▶ **Data excerpt**
begin

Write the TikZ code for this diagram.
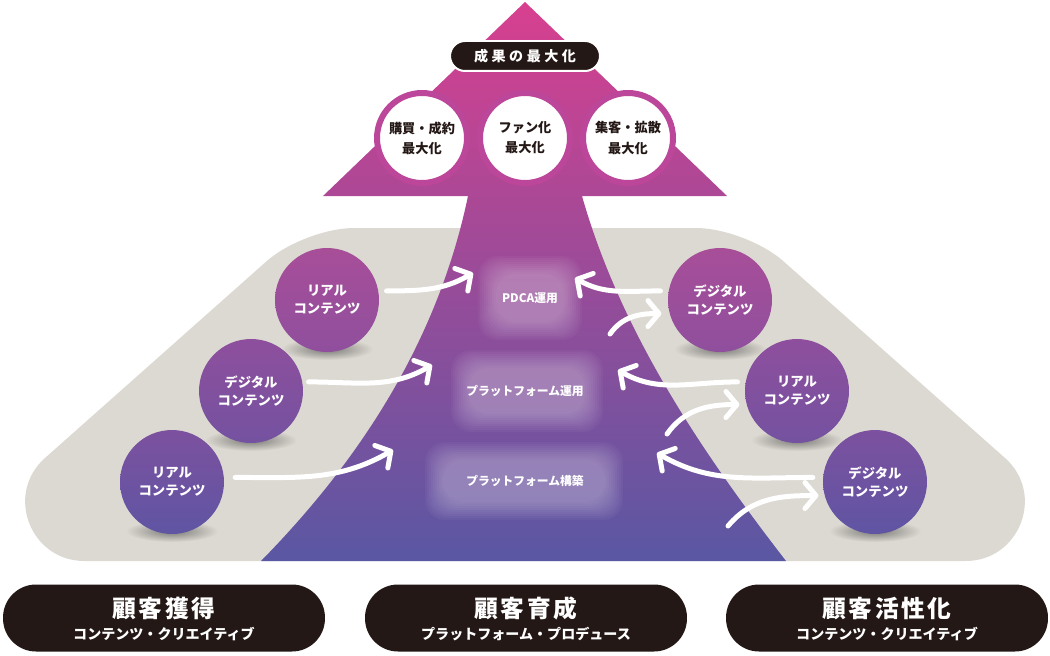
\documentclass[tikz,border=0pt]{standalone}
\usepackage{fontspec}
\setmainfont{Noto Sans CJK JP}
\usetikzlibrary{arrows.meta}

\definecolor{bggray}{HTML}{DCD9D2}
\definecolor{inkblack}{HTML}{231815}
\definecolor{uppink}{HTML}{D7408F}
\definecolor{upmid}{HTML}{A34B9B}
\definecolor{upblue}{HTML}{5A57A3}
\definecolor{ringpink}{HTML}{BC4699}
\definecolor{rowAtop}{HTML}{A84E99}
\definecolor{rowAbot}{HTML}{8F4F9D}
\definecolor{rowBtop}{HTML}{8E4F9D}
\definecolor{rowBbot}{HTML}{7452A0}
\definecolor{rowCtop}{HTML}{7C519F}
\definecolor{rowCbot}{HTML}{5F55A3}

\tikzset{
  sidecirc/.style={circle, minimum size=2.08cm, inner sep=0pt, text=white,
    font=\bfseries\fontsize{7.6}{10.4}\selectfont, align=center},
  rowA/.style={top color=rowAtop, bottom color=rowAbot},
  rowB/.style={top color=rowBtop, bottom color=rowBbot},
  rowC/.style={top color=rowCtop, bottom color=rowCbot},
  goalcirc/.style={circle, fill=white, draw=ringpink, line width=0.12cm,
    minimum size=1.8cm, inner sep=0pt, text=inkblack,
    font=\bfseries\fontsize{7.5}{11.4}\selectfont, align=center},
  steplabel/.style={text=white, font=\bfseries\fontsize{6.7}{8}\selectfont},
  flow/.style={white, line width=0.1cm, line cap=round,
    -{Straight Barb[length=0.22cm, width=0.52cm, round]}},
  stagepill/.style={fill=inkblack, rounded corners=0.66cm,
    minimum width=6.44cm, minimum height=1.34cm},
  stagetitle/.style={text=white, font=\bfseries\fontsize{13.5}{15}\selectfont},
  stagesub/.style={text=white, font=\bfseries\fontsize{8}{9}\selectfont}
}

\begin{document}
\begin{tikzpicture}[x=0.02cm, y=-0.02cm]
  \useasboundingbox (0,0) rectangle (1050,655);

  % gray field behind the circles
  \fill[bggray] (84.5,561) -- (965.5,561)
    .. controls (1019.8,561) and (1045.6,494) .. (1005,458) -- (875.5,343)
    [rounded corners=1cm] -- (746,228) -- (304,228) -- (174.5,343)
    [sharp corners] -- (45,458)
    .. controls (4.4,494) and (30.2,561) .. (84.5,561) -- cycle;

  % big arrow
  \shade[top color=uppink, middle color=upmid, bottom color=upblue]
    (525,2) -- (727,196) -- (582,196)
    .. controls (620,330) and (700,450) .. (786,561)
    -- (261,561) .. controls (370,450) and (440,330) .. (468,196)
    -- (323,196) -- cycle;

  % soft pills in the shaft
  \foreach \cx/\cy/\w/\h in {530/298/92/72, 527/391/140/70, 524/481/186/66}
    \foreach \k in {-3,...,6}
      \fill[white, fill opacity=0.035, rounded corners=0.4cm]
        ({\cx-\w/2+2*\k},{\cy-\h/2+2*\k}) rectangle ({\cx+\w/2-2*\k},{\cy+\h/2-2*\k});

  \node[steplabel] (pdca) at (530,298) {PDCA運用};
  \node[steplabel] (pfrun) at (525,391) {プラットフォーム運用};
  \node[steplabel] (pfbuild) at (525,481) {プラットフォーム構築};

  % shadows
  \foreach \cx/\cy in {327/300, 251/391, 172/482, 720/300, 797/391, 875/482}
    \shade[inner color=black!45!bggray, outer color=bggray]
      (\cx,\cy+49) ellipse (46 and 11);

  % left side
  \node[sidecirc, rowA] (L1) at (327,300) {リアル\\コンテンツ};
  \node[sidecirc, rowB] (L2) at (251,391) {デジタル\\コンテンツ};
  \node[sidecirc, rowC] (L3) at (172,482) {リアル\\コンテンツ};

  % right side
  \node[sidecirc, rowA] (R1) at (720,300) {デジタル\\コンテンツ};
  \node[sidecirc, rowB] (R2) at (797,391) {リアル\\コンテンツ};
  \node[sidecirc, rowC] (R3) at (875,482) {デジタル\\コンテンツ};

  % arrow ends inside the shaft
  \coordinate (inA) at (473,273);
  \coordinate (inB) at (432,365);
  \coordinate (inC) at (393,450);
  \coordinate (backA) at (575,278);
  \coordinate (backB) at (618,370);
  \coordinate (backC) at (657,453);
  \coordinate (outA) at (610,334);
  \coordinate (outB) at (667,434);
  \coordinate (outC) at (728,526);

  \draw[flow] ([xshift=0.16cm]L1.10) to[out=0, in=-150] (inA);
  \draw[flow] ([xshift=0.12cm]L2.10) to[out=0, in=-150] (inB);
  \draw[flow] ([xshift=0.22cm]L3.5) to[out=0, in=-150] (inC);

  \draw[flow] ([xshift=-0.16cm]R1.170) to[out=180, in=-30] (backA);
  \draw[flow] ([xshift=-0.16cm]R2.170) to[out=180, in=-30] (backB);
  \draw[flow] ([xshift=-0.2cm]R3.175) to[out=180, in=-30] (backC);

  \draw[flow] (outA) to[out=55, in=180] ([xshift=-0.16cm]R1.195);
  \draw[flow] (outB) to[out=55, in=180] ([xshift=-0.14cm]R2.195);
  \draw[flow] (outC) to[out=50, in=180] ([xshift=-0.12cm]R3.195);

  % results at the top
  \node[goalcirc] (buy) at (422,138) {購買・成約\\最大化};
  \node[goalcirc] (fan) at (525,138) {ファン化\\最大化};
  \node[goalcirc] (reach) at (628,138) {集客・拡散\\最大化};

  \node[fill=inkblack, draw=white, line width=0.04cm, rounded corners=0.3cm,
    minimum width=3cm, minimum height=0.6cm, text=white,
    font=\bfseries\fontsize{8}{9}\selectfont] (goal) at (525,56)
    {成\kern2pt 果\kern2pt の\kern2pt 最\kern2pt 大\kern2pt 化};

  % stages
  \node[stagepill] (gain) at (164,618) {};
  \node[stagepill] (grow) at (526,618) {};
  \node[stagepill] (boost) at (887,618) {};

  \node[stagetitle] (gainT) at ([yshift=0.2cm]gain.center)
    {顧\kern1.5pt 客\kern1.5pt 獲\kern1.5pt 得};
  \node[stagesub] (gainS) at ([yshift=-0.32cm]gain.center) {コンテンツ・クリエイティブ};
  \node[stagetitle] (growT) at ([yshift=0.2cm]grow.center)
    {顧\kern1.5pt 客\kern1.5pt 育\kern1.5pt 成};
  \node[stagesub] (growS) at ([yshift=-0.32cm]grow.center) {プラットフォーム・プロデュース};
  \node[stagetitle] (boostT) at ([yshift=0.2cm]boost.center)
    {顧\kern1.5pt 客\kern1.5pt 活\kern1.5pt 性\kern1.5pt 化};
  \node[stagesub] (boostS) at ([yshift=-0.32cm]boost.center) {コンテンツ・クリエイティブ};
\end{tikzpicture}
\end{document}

end

▶ **Task prompt**
Write out the material above again, word for word, minus its pictures.

▶ **Answer to the problem**
Write the TikZ code for this diagram.
\documentclass[tikz,border=0pt]{standalone}
\usepackage{fontspec}
\setmainfont{Noto Sans CJK JP}
\usetikzlibrary{arrows.meta}

\definecolor{bggray}{HTML}{DCD9D2}
\definecolor{inkblack}{HTML}{231815}
\definecolor{uppink}{HTML}{D7408F}
\definecolor{upmid}{HTML}{A34B9B}
\definecolor{upblue}{HTML}{5A57A3}
\definecolor{ringpink}{HTML}{BC4699}
\definecolor{rowAtop}{HTML}{A84E99}
\definecolor{rowAbot}{HTML}{8F4F9D}
\definecolor{rowBtop}{HTML}{8E4F9D}
\definecolor{rowBbot}{HTML}{7452A0}
\definecolor{rowCtop}{HTML}{7C519F}
\definecolor{rowCbot}{HTML}{5F55A3}

\tikzset{
  sidecirc/.style={circle, minimum size=2.08cm, inner sep=0pt, text=white,
    font=\bfseries\fontsize{7.6}{10.4}\selectfont, align=center},
  rowA/.style={top color=rowAtop, bottom color=rowAbot},
  rowB/.style={top color=rowBtop, bottom color=rowBbot},
  rowC/.style={top color=rowCtop, bottom color=rowCbot},
  goalcirc/.style={circle, fill=white, draw=ringpink, line width=0.12cm,
    minimum size=1.8cm, inner sep=0pt, text=inkblack,
    font=\bfseries\fontsize{7.5}{11.4}\selectfont, align=center},
  steplabel/.style={text=white, font=\bfseries\fontsize{6.7}{8}\selectfont},
  flow/.style={white, line width=0.1cm, line cap=round,
    -{Straight Barb[length=0.22cm, width=0.52cm, round]}},
  stagepill/.style={fill=inkblack, rounded corners=0.66cm,
    minimum width=6.44cm, minimum height=1.34cm},
  stagetitle/.style={text=white, font=\bfseries\fontsize{13.5}{15}\selectfont},
  stagesub/.style={text=white, font=\bfseries\fontsize{8}{9}\selectfont}
}

\begin{document}
\begin{tikzpicture}[x=0.02cm, y=-0.02cm]
  \useasboundingbox (0,0) rectangle (1050,655);

  % gray field behind the circles
  \fill[bggray] (84.5,561) -- (965.5,561)
    .. controls (1019.8,561) and (1045.6,494) .. (1005,458) -- (875.5,343)
    [rounded corners=1cm] -- (746,228) -- (304,228) -- (174.5,343)
    [sharp corners] -- (45,458)
    .. controls (4.4,494) and (30.2,561) .. (84.5,561) -- cycle;

  % big arrow
  \shade[top color=uppink, middle color=upmid, bottom color=upblue]
    (525,2) -- (727,196) -- (582,196)
    .. controls (620,330) and (700,450) .. (786,561)
    -- (261,561) .. controls (370,450) and (440,330) .. (468,196)
    -- (323,196) -- cycle;

  % soft pills in the shaft
  \foreach \cx/\cy/\w/\h in {530/298/92/72, 527/391/140/70, 524/481/186/66}
    \foreach \k in {-3,...,6}
      \fill[white, fill opacity=0.035, rounded corners=0.4cm]
        ({\cx-\w/2+2*\k},{\cy-\h/2+2*\k}) rectangle ({\cx+\w/2-2*\k},{\cy+\h/2-2*\k});

  \node[steplabel] (pdca) at (530,298) {PDCA運用};
  \node[steplabel] (pfrun) at (525,391) {プラットフォーム運用};
  \node[steplabel] (pfbuild) at (525,481) {プラットフォーム構築};

  % shadows
  \foreach \cx/\cy in {327/300, 251/391, 172/482, 720/300, 797/391, 875/482}
    \shade[inner color=black!45!bggray, outer color=bggray]
      (\cx,\cy+49) ellipse (46 and 11);

  % left side
  \node[sidecirc, rowA] (L1) at (327,300) {リアル\\コンテンツ};
  \node[sidecirc, rowB] (L2) at (251,391) {デジタル\\コンテンツ};
  \node[sidecirc, rowC] (L3) at (172,482) {リアル\\コンテンツ};

  % right side
  \node[sidecirc, rowA] (R1) at (720,300) {デジタル\\コンテンツ};
  \node[sidecirc, rowB] (R2) at (797,391) {リアル\\コンテンツ};
  \node[sidecirc, rowC] (R3) at (875,482) {デジタル\\コンテンツ};

  % arrow ends inside the shaft
  \coordinate (inA) at (473,273);
  \coordinate (inB) at (432,365);
  \coordinate (inC) at (393,450);
  \coordinate (backA) at (575,278);
  \coordinate (backB) at (618,370);
  \coordinate (backC) at (657,453);
  \coordinate (outA) at (610,334);
  \coordinate (outB) at (667,434);
  \coordinate (outC) at (728,526);

  \draw[flow] ([xshift=0.16cm]L1.10) to[out=0, in=-150] (inA);
  \draw[flow] ([xshift=0.12cm]L2.10) to[out=0, in=-150] (inB);
  \draw[flow] ([xshift=0.22cm]L3.5) to[out=0, in=-150] (inC);

  \draw[flow] ([xshift=-0.16cm]R1.170) to[out=180, in=-30] (backA);
  \draw[flow] ([xshift=-0.16cm]R2.170) to[out=180, in=-30] (backB);
  \draw[flow] ([xshift=-0.2cm]R3.175) to[out=180, in=-30] (backC);

  \draw[flow] (outA) to[out=55, in=180] ([xshift=-0.16cm]R1.195);
  \draw[flow] (outB) to[out=55, in=180] ([xshift=-0.14cm]R2.195);
  \draw[flow] (outC) to[out=50, in=180] ([xshift=-0.12cm]R3.195);

  % results at the top
  \node[goalcirc] (buy) at (422,138) {購買・成約\\最大化};
  \node[goalcirc] (fan) at (525,138) {ファン化\\最大化};
  \node[goalcirc] (reach) at (628,138) {集客・拡散\\最大化};

  \node[fill=inkblack, draw=white, line width=0.04cm, rounded corners=0.3cm,
    minimum width=3cm, minimum height=0.6cm, text=white,
    font=\bfseries\fontsize{8}{9}\selectfont] (goal) at (525,56)
    {成\kern2pt 果\kern2pt の\kern2pt 最\kern2pt 大\kern2pt 化};

  % stages
  \node[stagepill] (gain) at (164,618) {};
  \node[stagepill] (grow) at (526,618) {};
  \node[stagepill] (boost) at (887,618) {};

  \node[stagetitle] (gainT) at ([yshift=0.2cm]gain.center)
    {顧\kern1.5pt 客\kern1.5pt 獲\kern1.5pt 得};
  \node[stagesub] (gainS) at ([yshift=-0.32cm]gain.center) {コンテンツ・クリエイティブ};
  \node[stagetitle] (growT) at ([yshift=0.2cm]grow.center)
    {顧\kern1.5pt 客\kern1.5pt 育\kern1.5pt 成};
  \node[stagesub] (growS) at ([yshift=-0.32cm]grow.center) {プラットフォーム・プロデュース};
  \node[stagetitle] (boostT) at ([yshift=0.2cm]boost.center)
    {顧\kern1.5pt 客\kern1.5pt 活\kern1.5pt 性\kern1.5pt 化};
  \node[stagesub] (boostS) at ([yshift=-0.32cm]boost.center) {コンテンツ・クリエイティブ};
\end{tikzpicture}
\end{document}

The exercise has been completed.